AIM
Tally each line where the word "image" occurs, then give only the total.

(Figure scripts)
=-=-=
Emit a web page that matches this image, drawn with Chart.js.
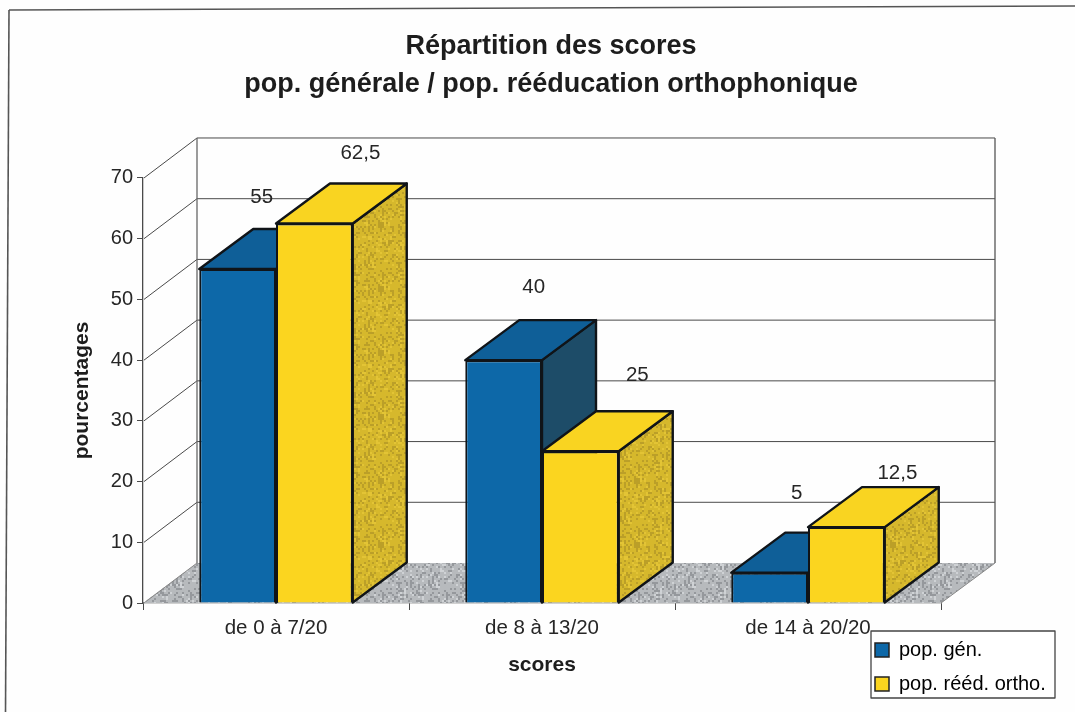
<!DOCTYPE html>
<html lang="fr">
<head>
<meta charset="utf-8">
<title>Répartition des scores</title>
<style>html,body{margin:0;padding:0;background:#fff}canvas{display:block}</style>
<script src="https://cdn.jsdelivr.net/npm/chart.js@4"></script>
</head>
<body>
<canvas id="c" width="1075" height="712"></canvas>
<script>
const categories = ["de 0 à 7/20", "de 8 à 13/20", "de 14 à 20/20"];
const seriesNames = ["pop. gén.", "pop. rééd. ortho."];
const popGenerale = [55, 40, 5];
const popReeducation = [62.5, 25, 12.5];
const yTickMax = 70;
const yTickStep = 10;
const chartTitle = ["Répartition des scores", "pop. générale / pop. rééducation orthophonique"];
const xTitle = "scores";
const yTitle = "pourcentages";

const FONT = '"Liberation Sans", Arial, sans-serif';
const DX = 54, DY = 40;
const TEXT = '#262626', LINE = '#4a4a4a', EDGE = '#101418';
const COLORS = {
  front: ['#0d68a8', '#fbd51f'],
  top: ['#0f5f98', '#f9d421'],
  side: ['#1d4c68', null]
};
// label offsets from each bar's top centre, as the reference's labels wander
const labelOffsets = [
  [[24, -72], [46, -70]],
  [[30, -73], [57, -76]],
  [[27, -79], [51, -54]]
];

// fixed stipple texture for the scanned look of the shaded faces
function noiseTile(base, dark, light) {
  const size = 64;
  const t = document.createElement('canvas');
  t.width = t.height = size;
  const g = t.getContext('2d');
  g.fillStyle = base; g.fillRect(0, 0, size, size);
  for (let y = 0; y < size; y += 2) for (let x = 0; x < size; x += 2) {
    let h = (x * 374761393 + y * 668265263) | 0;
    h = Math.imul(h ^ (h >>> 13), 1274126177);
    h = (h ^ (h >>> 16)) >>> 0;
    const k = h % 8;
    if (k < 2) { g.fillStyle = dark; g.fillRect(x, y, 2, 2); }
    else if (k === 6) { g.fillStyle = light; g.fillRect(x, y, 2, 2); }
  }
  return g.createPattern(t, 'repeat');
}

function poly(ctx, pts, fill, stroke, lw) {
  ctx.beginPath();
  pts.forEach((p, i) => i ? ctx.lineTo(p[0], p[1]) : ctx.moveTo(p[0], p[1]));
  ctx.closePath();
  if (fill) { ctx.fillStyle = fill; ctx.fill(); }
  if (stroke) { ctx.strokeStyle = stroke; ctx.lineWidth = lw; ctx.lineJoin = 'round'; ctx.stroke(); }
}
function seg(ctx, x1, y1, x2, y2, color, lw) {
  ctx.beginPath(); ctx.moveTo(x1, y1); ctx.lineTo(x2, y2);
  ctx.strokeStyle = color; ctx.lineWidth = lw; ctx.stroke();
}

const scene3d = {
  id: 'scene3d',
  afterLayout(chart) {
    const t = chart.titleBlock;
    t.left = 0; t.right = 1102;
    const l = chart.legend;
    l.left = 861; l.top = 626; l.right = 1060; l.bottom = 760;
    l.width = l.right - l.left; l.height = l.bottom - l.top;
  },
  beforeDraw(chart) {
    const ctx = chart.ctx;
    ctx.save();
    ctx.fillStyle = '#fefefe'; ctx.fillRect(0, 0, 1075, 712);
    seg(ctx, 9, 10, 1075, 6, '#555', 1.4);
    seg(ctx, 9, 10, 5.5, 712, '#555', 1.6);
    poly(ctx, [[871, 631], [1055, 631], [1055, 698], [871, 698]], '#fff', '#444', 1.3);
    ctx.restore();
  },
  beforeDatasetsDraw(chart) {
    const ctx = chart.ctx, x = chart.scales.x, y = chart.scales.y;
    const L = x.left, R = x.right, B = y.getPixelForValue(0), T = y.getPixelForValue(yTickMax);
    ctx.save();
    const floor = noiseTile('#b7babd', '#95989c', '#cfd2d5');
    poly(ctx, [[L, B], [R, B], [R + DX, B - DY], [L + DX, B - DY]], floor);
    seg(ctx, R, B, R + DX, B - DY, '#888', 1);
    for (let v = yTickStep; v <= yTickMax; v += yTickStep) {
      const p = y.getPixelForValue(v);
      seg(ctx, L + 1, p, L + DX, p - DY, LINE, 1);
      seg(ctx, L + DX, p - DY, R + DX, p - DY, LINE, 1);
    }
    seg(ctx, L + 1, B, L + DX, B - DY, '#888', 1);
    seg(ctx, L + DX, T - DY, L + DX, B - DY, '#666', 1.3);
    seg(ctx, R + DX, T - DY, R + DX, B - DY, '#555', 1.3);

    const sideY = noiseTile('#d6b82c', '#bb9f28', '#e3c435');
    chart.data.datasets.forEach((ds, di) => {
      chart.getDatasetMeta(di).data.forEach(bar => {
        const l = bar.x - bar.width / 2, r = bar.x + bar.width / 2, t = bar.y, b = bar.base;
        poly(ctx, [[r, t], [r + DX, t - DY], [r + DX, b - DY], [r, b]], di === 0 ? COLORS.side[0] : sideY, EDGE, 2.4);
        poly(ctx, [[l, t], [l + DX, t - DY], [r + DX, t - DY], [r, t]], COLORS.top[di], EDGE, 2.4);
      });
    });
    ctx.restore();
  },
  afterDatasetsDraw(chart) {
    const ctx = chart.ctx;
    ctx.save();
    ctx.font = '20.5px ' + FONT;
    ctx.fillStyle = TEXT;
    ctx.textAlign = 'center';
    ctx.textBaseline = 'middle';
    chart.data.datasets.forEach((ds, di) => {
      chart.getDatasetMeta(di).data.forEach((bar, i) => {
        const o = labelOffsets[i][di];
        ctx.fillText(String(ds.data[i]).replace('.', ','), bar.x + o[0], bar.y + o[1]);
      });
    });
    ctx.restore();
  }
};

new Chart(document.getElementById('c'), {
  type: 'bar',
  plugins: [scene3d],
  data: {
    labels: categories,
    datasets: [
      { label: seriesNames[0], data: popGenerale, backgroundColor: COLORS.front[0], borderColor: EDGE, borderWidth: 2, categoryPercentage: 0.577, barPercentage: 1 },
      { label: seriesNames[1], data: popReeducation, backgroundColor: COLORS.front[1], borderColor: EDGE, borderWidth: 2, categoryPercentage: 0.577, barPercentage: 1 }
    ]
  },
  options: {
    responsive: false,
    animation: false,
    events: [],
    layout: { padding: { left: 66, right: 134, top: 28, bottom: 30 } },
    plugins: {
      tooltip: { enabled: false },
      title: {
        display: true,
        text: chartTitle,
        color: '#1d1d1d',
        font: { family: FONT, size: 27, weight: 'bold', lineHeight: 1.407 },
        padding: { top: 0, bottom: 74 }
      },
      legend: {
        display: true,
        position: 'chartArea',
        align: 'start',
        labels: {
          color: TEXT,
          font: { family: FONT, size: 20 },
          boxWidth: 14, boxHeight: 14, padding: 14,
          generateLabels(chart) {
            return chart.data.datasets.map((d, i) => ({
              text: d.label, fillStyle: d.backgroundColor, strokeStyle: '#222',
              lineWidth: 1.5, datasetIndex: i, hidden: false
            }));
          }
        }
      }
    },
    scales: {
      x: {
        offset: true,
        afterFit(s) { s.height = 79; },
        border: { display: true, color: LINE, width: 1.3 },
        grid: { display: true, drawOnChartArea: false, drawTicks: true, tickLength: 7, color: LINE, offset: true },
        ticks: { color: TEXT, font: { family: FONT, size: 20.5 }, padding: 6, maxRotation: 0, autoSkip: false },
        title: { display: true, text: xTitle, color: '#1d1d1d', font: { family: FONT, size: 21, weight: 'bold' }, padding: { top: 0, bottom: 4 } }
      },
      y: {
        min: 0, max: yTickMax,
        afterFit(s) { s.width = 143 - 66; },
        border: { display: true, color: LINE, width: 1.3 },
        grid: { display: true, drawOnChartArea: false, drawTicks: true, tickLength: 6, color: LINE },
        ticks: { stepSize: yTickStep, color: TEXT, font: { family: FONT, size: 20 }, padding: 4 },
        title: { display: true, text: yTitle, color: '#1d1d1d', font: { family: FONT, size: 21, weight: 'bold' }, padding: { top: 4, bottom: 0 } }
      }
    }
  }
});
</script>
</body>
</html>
=-=-=
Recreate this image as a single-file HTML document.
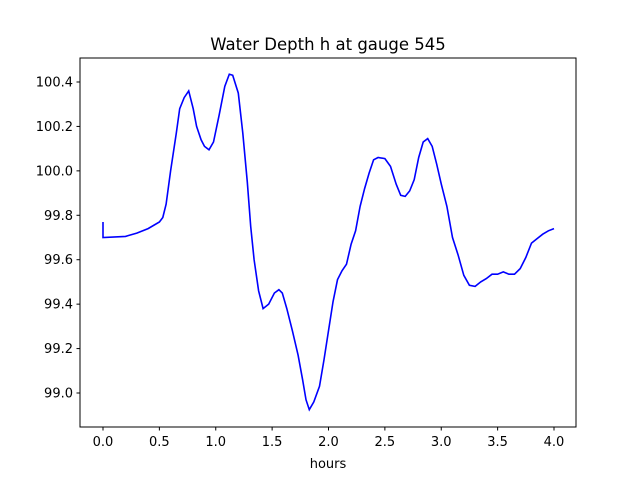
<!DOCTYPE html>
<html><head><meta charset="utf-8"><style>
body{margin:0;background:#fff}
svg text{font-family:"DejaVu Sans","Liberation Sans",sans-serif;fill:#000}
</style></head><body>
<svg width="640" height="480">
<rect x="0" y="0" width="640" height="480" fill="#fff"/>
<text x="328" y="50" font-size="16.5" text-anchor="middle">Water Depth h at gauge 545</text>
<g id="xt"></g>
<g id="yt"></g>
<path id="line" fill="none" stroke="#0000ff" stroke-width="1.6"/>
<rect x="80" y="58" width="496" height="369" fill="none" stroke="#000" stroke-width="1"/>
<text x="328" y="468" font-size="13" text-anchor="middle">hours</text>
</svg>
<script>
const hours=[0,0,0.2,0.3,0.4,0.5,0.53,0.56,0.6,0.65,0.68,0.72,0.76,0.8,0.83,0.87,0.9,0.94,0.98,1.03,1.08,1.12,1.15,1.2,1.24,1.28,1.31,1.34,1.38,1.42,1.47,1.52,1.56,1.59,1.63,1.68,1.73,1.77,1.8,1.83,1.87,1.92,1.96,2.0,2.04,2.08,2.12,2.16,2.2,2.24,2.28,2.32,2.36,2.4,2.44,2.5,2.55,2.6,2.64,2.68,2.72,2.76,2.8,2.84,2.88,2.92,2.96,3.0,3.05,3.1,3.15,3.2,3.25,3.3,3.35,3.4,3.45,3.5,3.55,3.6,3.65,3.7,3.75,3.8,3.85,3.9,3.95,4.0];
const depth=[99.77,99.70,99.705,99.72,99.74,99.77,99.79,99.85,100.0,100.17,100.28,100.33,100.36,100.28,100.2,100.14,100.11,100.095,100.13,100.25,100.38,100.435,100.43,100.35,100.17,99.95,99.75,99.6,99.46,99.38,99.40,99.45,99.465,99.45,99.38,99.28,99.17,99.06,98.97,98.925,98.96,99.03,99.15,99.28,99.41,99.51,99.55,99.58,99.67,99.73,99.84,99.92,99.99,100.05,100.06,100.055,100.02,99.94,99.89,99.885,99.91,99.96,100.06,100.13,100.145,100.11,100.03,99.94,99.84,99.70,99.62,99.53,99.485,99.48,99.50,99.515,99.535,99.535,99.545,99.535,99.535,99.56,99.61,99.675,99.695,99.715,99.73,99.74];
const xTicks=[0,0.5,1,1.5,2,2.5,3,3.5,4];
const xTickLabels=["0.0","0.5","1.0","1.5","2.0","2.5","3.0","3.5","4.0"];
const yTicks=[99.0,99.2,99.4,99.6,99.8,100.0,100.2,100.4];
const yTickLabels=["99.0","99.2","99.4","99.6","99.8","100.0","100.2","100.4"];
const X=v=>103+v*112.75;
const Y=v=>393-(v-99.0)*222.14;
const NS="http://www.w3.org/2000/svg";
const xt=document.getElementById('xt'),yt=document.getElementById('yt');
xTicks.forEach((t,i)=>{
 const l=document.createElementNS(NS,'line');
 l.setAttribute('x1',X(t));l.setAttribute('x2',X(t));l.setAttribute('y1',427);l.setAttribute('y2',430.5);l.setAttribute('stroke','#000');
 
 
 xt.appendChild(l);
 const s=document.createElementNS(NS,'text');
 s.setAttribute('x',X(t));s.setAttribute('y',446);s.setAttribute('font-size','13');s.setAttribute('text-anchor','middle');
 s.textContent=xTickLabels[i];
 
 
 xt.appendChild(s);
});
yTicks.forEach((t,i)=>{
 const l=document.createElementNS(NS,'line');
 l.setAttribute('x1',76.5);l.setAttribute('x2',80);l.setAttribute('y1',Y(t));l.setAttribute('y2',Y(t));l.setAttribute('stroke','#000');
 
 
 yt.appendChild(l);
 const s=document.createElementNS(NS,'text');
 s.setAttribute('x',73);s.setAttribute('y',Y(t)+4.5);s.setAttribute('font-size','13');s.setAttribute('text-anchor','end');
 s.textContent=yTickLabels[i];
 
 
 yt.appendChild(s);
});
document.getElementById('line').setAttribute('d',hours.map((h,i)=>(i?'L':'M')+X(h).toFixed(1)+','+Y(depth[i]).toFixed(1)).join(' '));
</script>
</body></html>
=-=-=
EXERCISE RESULT
2